Divination as Dialogue with the Higher Self, Not Prediction
Place’s final chapter redefines divination. The Latin divinus means “soothsayer,” derived from deus — divination is literally “getting in touch with the divine.” Place insists the ancient oracles at Delphi mostly gave advice, not predictions, and that the Tarot functions the same way: it is a technology for consulting the Higher Self. His practical innovation — the three-card reading as the basic unit, generating 456,456 possible combinations versus the paltry 156 of single-card-with-reversals — is both mathematically elegant and symbolically grounded: three is the Pythagorean number of creation, the Christian Trinity, the Celtic sacred number. The querent does not ask what will happen but what the unconscious already knows. This reframes the Tarot as what Jung would recognize as an active imagination technique, a structured encounter between ego-consciousness and the archetypal unconscious. Place’s phrase “hieroglyphs from the soul” is not metaphor but technical description: the cards are images crafted to function as the psyche’s native language, bypassing the sign-bound limitations of verbal thought.
Why This Book Matters Now
Place’s achievement is rare: a work that satisfies the historian’s demand for evidence while honoring the practitioner’s experience of symbolic reality.
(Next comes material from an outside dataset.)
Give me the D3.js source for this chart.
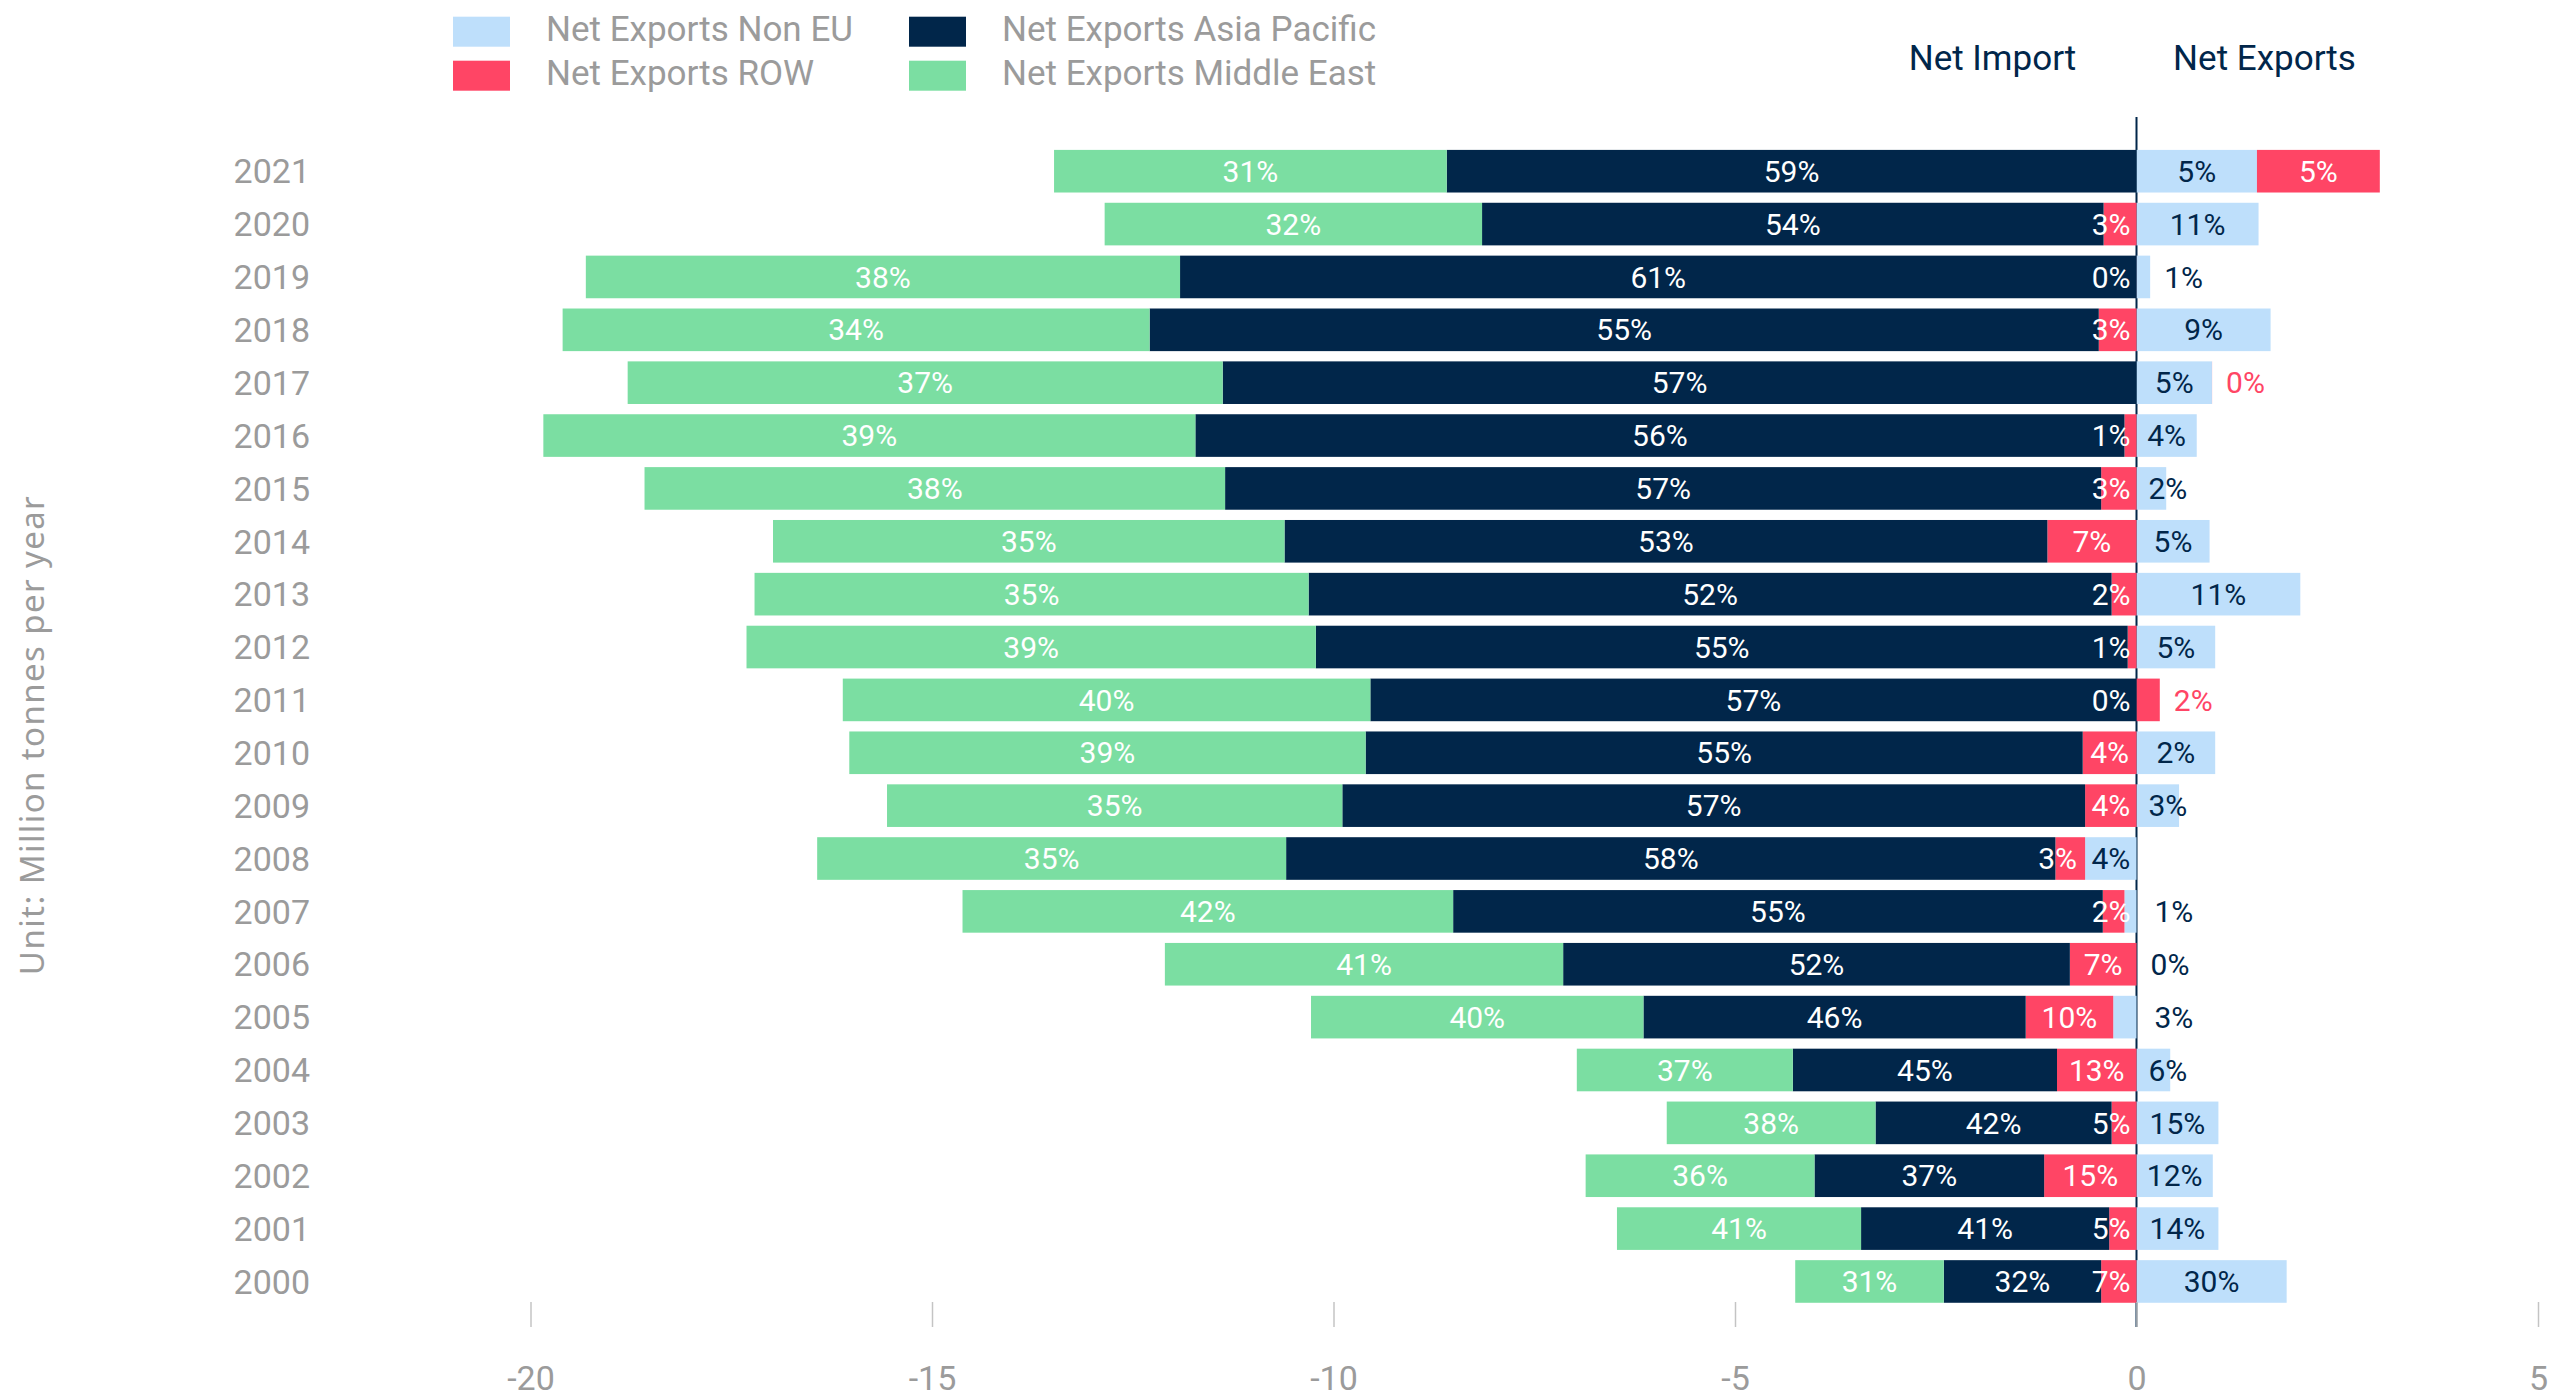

For anyone approaching depth psychology through image rather than concept — through Hillman’s insistence on “sticking to the image” or Jung’s own painted mandalas in the Red Book — Place provides the missing link between the archetypal tradition and a concrete symbolic system that has been in continuous use for six centuries. No other single volume demonstrates with equal rigor that the Tarot is neither occult nonsense nor mere card game but a living artifact of the Western soul’s conversation with itself.
Sources Cited
- Place, R.M. (2005). The Tarot: History, Symbolism, and Divination. Jeremy P. Tarcher/Penguin.
- Dummett, M. (1980). The Game of Tarot: From Ferrara to Salt Lake City. Duckworth.
- Waite, A.E. (1910). The Pictorial Key to the Tarot. Rider & Co.